> _Recorded data_
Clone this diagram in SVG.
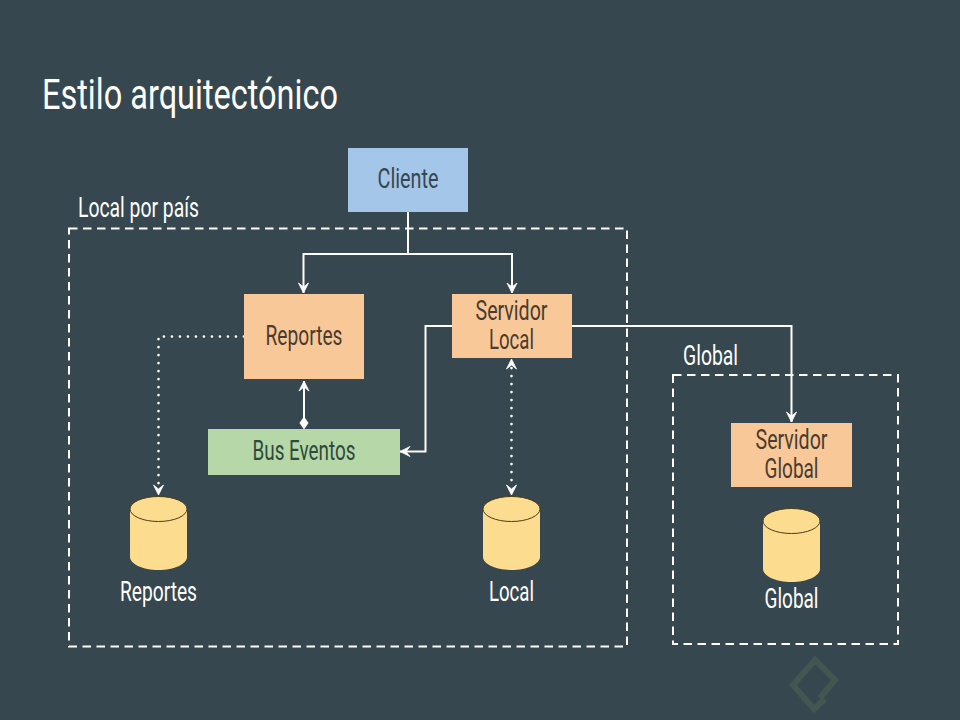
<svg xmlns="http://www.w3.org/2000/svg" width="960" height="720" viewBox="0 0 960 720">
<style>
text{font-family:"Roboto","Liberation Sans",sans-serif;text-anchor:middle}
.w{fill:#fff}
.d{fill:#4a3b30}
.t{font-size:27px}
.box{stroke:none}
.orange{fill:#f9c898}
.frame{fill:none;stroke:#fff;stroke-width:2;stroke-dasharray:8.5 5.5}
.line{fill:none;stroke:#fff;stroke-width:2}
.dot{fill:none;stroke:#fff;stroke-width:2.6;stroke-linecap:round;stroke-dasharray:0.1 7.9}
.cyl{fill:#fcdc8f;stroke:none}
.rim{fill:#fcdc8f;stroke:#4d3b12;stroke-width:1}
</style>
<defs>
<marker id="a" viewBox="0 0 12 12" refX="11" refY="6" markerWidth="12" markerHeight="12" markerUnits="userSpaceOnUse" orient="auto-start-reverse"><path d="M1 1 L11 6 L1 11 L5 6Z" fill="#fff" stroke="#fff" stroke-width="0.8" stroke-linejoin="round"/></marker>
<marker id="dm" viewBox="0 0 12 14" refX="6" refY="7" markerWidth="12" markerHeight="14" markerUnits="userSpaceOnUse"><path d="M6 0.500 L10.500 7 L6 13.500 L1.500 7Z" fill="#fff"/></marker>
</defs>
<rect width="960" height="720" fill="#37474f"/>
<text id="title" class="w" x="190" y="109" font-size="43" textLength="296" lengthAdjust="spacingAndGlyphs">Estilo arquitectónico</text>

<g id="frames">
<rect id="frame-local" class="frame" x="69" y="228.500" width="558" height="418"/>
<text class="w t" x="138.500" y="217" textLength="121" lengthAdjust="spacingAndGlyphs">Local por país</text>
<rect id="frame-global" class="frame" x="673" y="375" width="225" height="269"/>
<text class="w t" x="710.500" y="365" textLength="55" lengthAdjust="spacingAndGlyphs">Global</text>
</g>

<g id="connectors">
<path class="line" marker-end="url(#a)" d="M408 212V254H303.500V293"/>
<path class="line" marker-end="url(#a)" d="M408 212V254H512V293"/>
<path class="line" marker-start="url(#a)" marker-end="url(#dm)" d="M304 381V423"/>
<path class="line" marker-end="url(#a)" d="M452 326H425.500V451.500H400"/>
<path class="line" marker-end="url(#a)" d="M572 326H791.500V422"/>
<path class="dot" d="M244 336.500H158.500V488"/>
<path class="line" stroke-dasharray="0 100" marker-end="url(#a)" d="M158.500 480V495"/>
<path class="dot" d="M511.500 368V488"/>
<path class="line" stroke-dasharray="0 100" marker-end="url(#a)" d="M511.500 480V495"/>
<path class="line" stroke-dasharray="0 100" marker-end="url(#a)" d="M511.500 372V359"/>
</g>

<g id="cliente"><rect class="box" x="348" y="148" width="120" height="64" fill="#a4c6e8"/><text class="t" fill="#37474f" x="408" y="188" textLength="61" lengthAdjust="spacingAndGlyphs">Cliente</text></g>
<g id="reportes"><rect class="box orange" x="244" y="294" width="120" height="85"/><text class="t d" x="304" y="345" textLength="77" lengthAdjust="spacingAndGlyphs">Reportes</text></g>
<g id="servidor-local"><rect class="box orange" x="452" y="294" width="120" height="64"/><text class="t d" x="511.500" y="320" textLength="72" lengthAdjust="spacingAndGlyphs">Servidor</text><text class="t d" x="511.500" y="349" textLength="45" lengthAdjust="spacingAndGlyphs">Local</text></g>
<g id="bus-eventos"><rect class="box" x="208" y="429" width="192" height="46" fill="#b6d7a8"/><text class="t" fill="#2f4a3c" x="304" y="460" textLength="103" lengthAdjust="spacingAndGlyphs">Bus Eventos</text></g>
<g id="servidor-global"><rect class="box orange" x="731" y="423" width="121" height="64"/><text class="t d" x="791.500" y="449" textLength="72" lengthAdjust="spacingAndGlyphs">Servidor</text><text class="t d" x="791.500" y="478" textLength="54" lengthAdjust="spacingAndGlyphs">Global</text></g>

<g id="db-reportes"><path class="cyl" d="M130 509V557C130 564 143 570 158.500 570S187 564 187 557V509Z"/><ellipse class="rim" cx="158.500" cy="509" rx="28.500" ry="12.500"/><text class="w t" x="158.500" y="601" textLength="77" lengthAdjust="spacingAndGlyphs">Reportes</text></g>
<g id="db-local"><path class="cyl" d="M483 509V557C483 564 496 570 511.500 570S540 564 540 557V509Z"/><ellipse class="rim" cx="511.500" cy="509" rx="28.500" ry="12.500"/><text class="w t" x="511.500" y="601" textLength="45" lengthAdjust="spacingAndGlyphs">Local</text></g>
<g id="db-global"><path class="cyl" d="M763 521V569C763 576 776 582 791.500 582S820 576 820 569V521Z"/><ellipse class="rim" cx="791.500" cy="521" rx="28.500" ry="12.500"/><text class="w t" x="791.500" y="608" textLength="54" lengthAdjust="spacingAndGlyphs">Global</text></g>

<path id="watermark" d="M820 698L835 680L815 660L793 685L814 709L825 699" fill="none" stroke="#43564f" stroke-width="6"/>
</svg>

> _Written instruction_
Repeat the listing in full and exactly. Do not include any images.

> _Answer below_
Clone this diagram in SVG.
<svg xmlns="http://www.w3.org/2000/svg" width="960" height="720" viewBox="0 0 960 720">
<style>
text{font-family:"Roboto","Liberation Sans",sans-serif;text-anchor:middle}
.w{fill:#fff}
.d{fill:#4a3b30}
.t{font-size:27px}
.box{stroke:none}
.orange{fill:#f9c898}
.frame{fill:none;stroke:#fff;stroke-width:2;stroke-dasharray:8.5 5.5}
.line{fill:none;stroke:#fff;stroke-width:2}
.dot{fill:none;stroke:#fff;stroke-width:2.6;stroke-linecap:round;stroke-dasharray:0.1 7.9}
.cyl{fill:#fcdc8f;stroke:none}
.rim{fill:#fcdc8f;stroke:#4d3b12;stroke-width:1}
</style>
<defs>
<marker id="a" viewBox="0 0 12 12" refX="11" refY="6" markerWidth="12" markerHeight="12" markerUnits="userSpaceOnUse" orient="auto-start-reverse"><path d="M1 1 L11 6 L1 11 L5 6Z" fill="#fff" stroke="#fff" stroke-width="0.8" stroke-linejoin="round"/></marker>
<marker id="dm" viewBox="0 0 12 14" refX="6" refY="7" markerWidth="12" markerHeight="14" markerUnits="userSpaceOnUse"><path d="M6 0.500 L10.500 7 L6 13.500 L1.500 7Z" fill="#fff"/></marker>
</defs>
<rect width="960" height="720" fill="#37474f"/>
<text id="title" class="w" x="190" y="109" font-size="43" textLength="296" lengthAdjust="spacingAndGlyphs">Estilo arquitectónico</text>

<g id="frames">
<rect id="frame-local" class="frame" x="69" y="228.500" width="558" height="418"/>
<text class="w t" x="138.500" y="217" textLength="121" lengthAdjust="spacingAndGlyphs">Local por país</text>
<rect id="frame-global" class="frame" x="673" y="375" width="225" height="269"/>
<text class="w t" x="710.500" y="365" textLength="55" lengthAdjust="spacingAndGlyphs">Global</text>
</g>

<g id="connectors">
<path class="line" marker-end="url(#a)" d="M408 212V254H303.500V293"/>
<path class="line" marker-end="url(#a)" d="M408 212V254H512V293"/>
<path class="line" marker-start="url(#a)" marker-end="url(#dm)" d="M304 381V423"/>
<path class="line" marker-end="url(#a)" d="M452 326H425.500V451.500H400"/>
<path class="line" marker-end="url(#a)" d="M572 326H791.500V422"/>
<path class="dot" d="M244 336.500H158.500V488"/>
<path class="line" stroke-dasharray="0 100" marker-end="url(#a)" d="M158.500 480V495"/>
<path class="dot" d="M511.500 368V488"/>
<path class="line" stroke-dasharray="0 100" marker-end="url(#a)" d="M511.500 480V495"/>
<path class="line" stroke-dasharray="0 100" marker-end="url(#a)" d="M511.500 372V359"/>
</g>

<g id="cliente"><rect class="box" x="348" y="148" width="120" height="64" fill="#a4c6e8"/><text class="t" fill="#37474f" x="408" y="188" textLength="61" lengthAdjust="spacingAndGlyphs">Cliente</text></g>
<g id="reportes"><rect class="box orange" x="244" y="294" width="120" height="85"/><text class="t d" x="304" y="345" textLength="77" lengthAdjust="spacingAndGlyphs">Reportes</text></g>
<g id="servidor-local"><rect class="box orange" x="452" y="294" width="120" height="64"/><text class="t d" x="511.500" y="320" textLength="72" lengthAdjust="spacingAndGlyphs">Servidor</text><text class="t d" x="511.500" y="349" textLength="45" lengthAdjust="spacingAndGlyphs">Local</text></g>
<g id="bus-eventos"><rect class="box" x="208" y="429" width="192" height="46" fill="#b6d7a8"/><text class="t" fill="#2f4a3c" x="304" y="460" textLength="103" lengthAdjust="spacingAndGlyphs">Bus Eventos</text></g>
<g id="servidor-global"><rect class="box orange" x="731" y="423" width="121" height="64"/><text class="t d" x="791.500" y="449" textLength="72" lengthAdjust="spacingAndGlyphs">Servidor</text><text class="t d" x="791.500" y="478" textLength="54" lengthAdjust="spacingAndGlyphs">Global</text></g>

<g id="db-reportes"><path class="cyl" d="M130 509V557C130 564 143 570 158.500 570S187 564 187 557V509Z"/><ellipse class="rim" cx="158.500" cy="509" rx="28.500" ry="12.500"/><text class="w t" x="158.500" y="601" textLength="77" lengthAdjust="spacingAndGlyphs">Reportes</text></g>
<g id="db-local"><path class="cyl" d="M483 509V557C483 564 496 570 511.500 570S540 564 540 557V509Z"/><ellipse class="rim" cx="511.500" cy="509" rx="28.500" ry="12.500"/><text class="w t" x="511.500" y="601" textLength="45" lengthAdjust="spacingAndGlyphs">Local</text></g>
<g id="db-global"><path class="cyl" d="M763 521V569C763 576 776 582 791.500 582S820 576 820 569V521Z"/><ellipse class="rim" cx="791.500" cy="521" rx="28.500" ry="12.500"/><text class="w t" x="791.500" y="608" textLength="54" lengthAdjust="spacingAndGlyphs">Global</text></g>

<path id="watermark" d="M820 698L835 680L815 660L793 685L814 709L825 699" fill="none" stroke="#43564f" stroke-width="6"/>
</svg>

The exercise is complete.